The Bear is once again stalking the woods. Containing that bear is NATO’s raison d’etre. So, where is the NATO response? Unfortunately, our “traditional” NATO allies have been made energy cuckolds by Putin. They will not respond. Meanwhile, the newest NATO members – the Baltic States and Poland – have joined with rebuffed NATO candidate Ukraine to stand bravely with embattled Georgia. If NATO won’t act on this, what is the purpose of maintaining the alliance? Surely not so we can have them sitting behind barriers in Afghanistan, shackled by restrictive rules of engagement.

NATO will not act. It is time for the United States to circumvent them and institute strong bilateral agreements with the Ukraine, Georgia and Azerbaijan. Then, group those three with current NATO members Turkey, Bulgaria and Romania into a Black Sea Treaty Organization.
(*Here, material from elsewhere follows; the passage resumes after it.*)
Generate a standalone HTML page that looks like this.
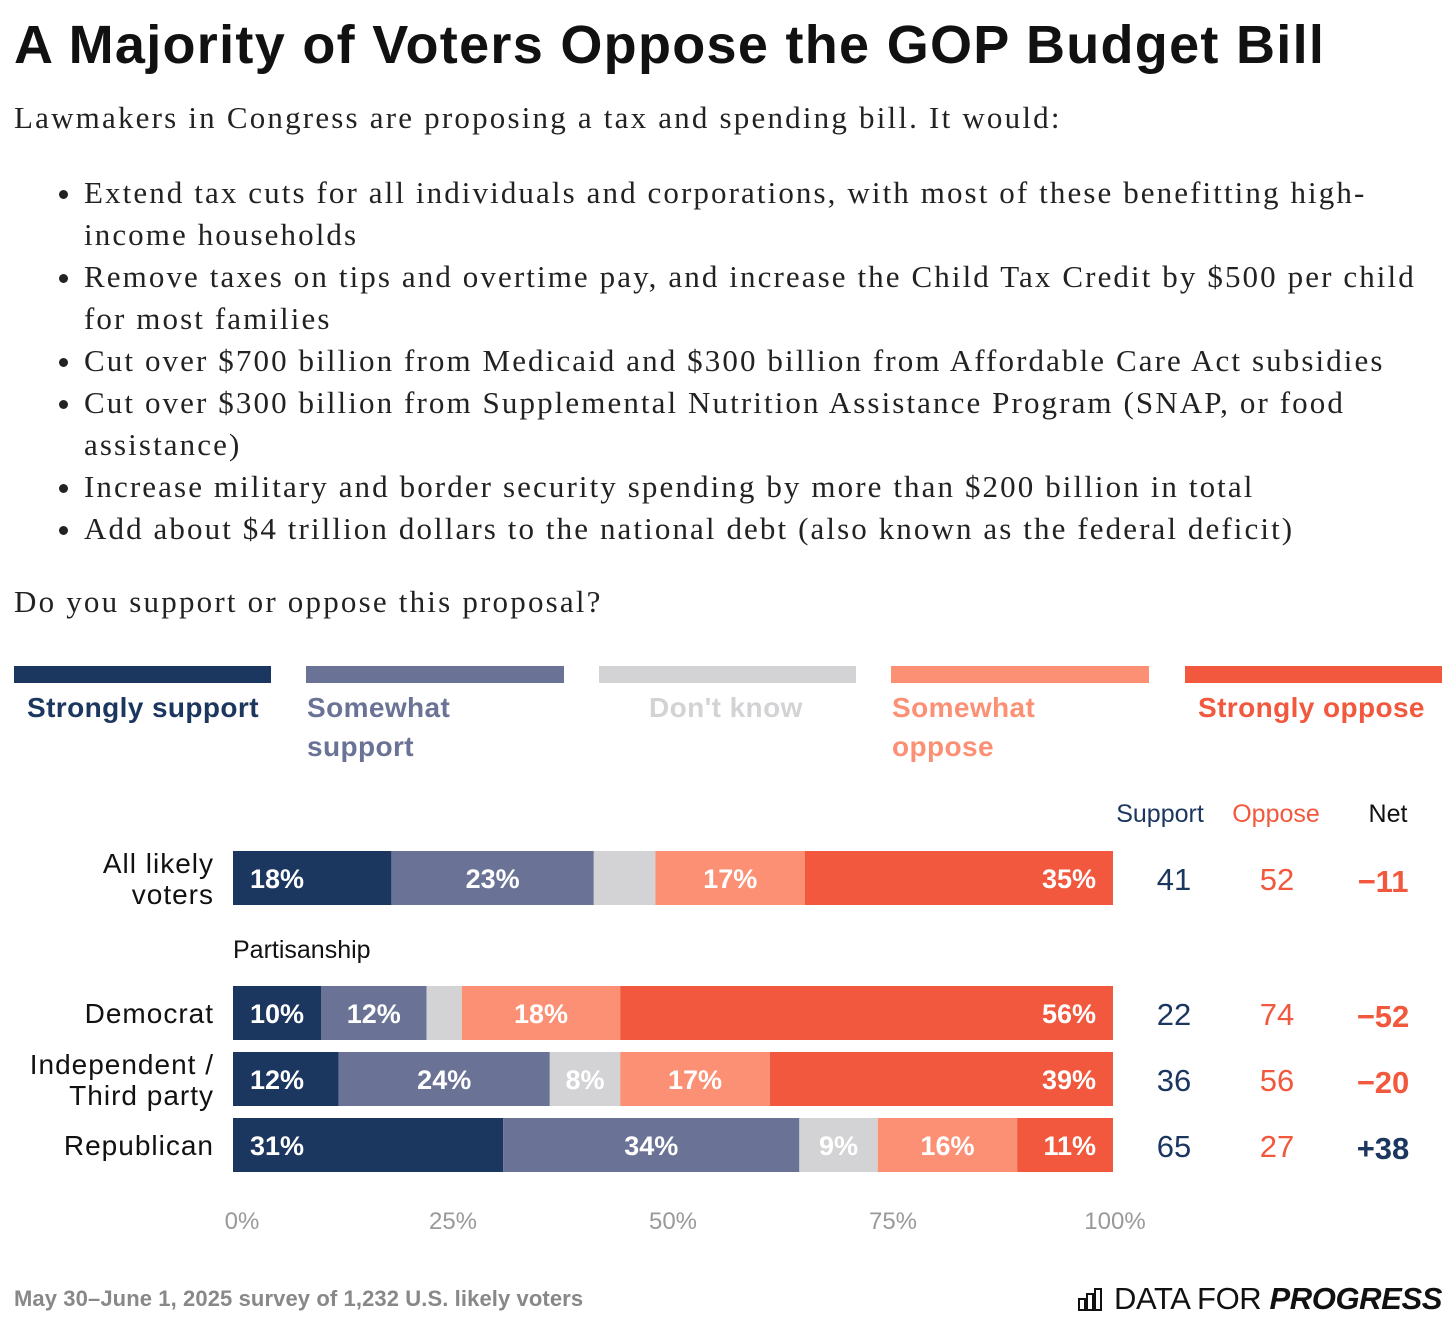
<!DOCTYPE html>
<html><head><meta charset="utf-8">
<style>
body{margin:0;width:1456px;height:1328px;background:#fff;overflow:hidden;position:relative;font-family:"Liberation Sans",sans-serif;}
.abs{position:absolute;}
h1{position:absolute;left:14px;top:14px;margin:0;font-size:54px;font-weight:bold;color:#111;letter-spacing:1.3px;white-space:nowrap;}
.serif{font-family:"Liberation Serif",serif;font-size:31px;color:#222;letter-spacing:2.2px;white-space:nowrap;}
ul{position:absolute;left:44px;top:172px;margin:0;padding-left:40px;width:1400px;font-family:"Liberation Serif",serif;font-size:31px;color:#222;line-height:42px;letter-spacing:2.1px;white-space:nowrap;}
li{margin:0;}
.leg{position:absolute;top:666px;height:17px;}
.legt{position:absolute;top:688px;font-size:28px;font-weight:bold;line-height:39px;letter-spacing:0.4px;}
</style></head><body>
<h1>A Majority of Voters Oppose the GOP Budget Bill</h1>
<div class="abs serif" style="left:14px;top:100px">Lawmakers in Congress are proposing a tax and spending bill. It would:</div>
<ul>
<li>Extend tax cuts for all individuals and corporations, with most of these benefitting high-<br>income households</li>
<li>Remove taxes on tips and overtime pay, and increase the Child Tax Credit by $500 per child<br>for most families</li>
<li>Cut over $700 billion from Medicaid and $300 billion from Affordable Care Act subsidies</li>
<li>Cut over $300 billion from Supplemental Nutrition Assistance Program (SNAP, or food<br>assistance)</li>
<li>Increase military and border security spending by more than $200 billion in total</li>
<li>Add about $4 trillion dollars to the national debt (also known as the federal deficit)</li>
</ul>
<div class="abs serif" style="left:14px;top:584px">Do you support or oppose this proposal?</div>

<div class="leg" style="left:14px;width:257px;background:#1b365f"></div>
<div class="legt" style="left:27px;color:#1b365f">Strongly support</div>
<div class="leg" style="left:306px;width:258px;background:#6a7396"></div>
<div class="legt" style="left:307px;color:#6a7396">Somewhat<br>support</div>
<div class="leg" style="left:599px;width:257px;background:#d3d3d5"></div>
<div class="legt" style="left:649px;color:#d3d3d5">Don't know</div>
<div class="leg" style="left:891px;width:258px;background:#fc9075"></div>
<div class="legt" style="left:892px;color:#fc9075">Somewhat<br>oppose</div>
<div class="leg" style="left:1185px;width:257px;background:#f1583d"></div>
<div class="legt" style="left:1198px;color:#f1583d">Strongly oppose</div>

<svg class="abs" style="left:0;top:780px" width="1456" height="480" id="chart"></svg>

<div class="abs" style="left:14px;top:1286px;font-size:22px;font-weight:bold;color:#888;letter-spacing:0.1px;white-space:nowrap">May 30–June 1, 2025 survey of 1,232 U.S. likely voters</div>
<div class="abs" style="right:14px;top:1281px;font-size:31px;color:#111;white-space:nowrap;letter-spacing:-0.4px">
<svg width="28" height="24" style="vertical-align:-2px"><g fill="none" stroke="#111" stroke-width="2"><rect x="1" y="12" width="6" height="11"/><rect x="9" y="7" width="6" height="16"/><rect x="17" y="2" width="6" height="21"/></g></svg>
DATA FOR <b><i>PROGRESS</i></b></div>

<script>
const categories=["All likely voters","Democrat","Independent / Third party","Republican"];
const stronglySupport=[18,10,12,31];
const somewhatSupport=[23,12,24,34];
const dontKnow=[7,4,8,9];
const somewhatOppose=[17,18,17,16];
const stronglyOppose=[35,56,39,11];
const supportTotals=["41","22","36","65"];
const opposeTotals=["52","74","56","27"];
const netValues=["−11","−52","−20","+38"];
const tickLabels=["0%","25%","50%","75%","100%"];
const tickValues=[0,25,50,75,100];

const svg=document.getElementById('chart');
const NS="http://www.w3.org/2000/svg";
const x0=233,x1=1113;
const xs=v=>x0+(x1-x0)*v/100;
const rowTops=[71,206,272,338];const bh=54;
const colors=["#1b365f","#6a7396","#d3d3d5","#fc9075","#f1583d"];
const series=[stronglySupport,somewhatSupport,dontKnow,somewhatOppose,stronglyOppose];
const names=["strongly-support","somewhat-support","dont-know","somewhat-oppose","strongly-oppose"];
function mk(tag,attrs,text){const e=document.createElementNS(NS,tag);for(const k in attrs)e.setAttribute(k,attrs[k]);if(text!==undefined)e.textContent=text;svg.appendChild(e);return e;}

let t;
t=mk('text',{x:1160,y:42,'text-anchor':'middle','font-size':25,fill:'#1b365f'},'Support');


t=mk('text',{x:1276,y:42,'text-anchor':'middle','font-size':25,fill:'#f1583d'},'Oppose');


t=mk('text',{x:1388,y:42,'text-anchor':'middle','font-size':25,fill:'#111'},'Net');


t=mk('text',{x:233,y:178,'font-size':25,fill:'#111'},'Partisanship');



categories.forEach((c,i)=>{
  const total=series.reduce((s,a)=>s+a[i],0);
  let acc=0;const y=rowTops[i];const cy=y+bh/2+10;
  series.forEach((arr,j)=>{
    const v=arr[i]*100/total;
    const xa=xs(acc),xb=xs(acc+v);
    const r=mk('rect',{x:xa,y:y,width:xb-xa,height:bh,fill:colors[j]});
    
    
    if(arr[i]>=8){
      let tx,anc;
      if(j===0){tx=xa+17;anc='start';}else if(j===4){tx=xb-17;anc='end';}else{tx=(xa+xb)/2;anc='middle';}
      const l=mk('text',{x:tx,y:cy,'text-anchor':anc,'font-size':27,'font-weight':'bold',fill:'#fff'},arr[i]+'%');
      
      
    }
    acc+=v;
  });
  const parts=c==="All likely voters"?["All likely","voters"]:c==="Independent / Third party"?["Independent /","Third party"]:[c];
  parts.forEach((p,k)=>{
    const yy=parts.length===1?cy:y+bh/2+(k===0?-5:26);
    const l=mk('text',{x:214,y:yy,'text-anchor':'end','font-size':28,'letter-spacing':1,fill:'#111'},p);
    
    
  });
  const vy=cy+2;
  let e=mk('text',{x:1174,y:vy,'text-anchor':'middle','font-size':31,fill:'#1b365f'},supportTotals[i]);
  
  
  e=mk('text',{x:1277,y:vy,'text-anchor':'middle','font-size':31,fill:'#f1583d'},opposeTotals[i]);
  
  
  e=mk('text',{x:1383,y:vy+2,'text-anchor':'middle','font-size':31,'font-weight':'bold',fill:netValues[i][0]==='+'?'#1b365f':'#f1583d'},netValues[i]);
  
  
});
tickValues.forEach((v,i)=>{
  const e=mk('text',{x:xs(v)+(i===0?9:i===4?2:0),y:449,'text-anchor':'middle','font-size':24,fill:'#999'},tickLabels[i]);
  
  
});
</script>
</body></html>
Turkey controls all of the southern Black Sea shoreline, Bulgaria and Romania control the western shore, Ukraine the north, and Georgia a large portion of the east. Together, they dominate about 7/8 of the sea, leaving just a small area in the northeast that is Russian. The United States already bases aircraft in Turkey, it should redeploy others from the non-helpful NATO allies to each of the other 5 nations (including Azerbaijan on the Caspian) in the region, and dedicate a Black Sea Squadron for permanent basing in the Ukrainian port of Odessa.

The Russians have a decided advantage in land power in the region, but they cannot match US air or naval power. Luckily for us, those are the two branches of the military that are least stretched by Iraq and Afghanistan.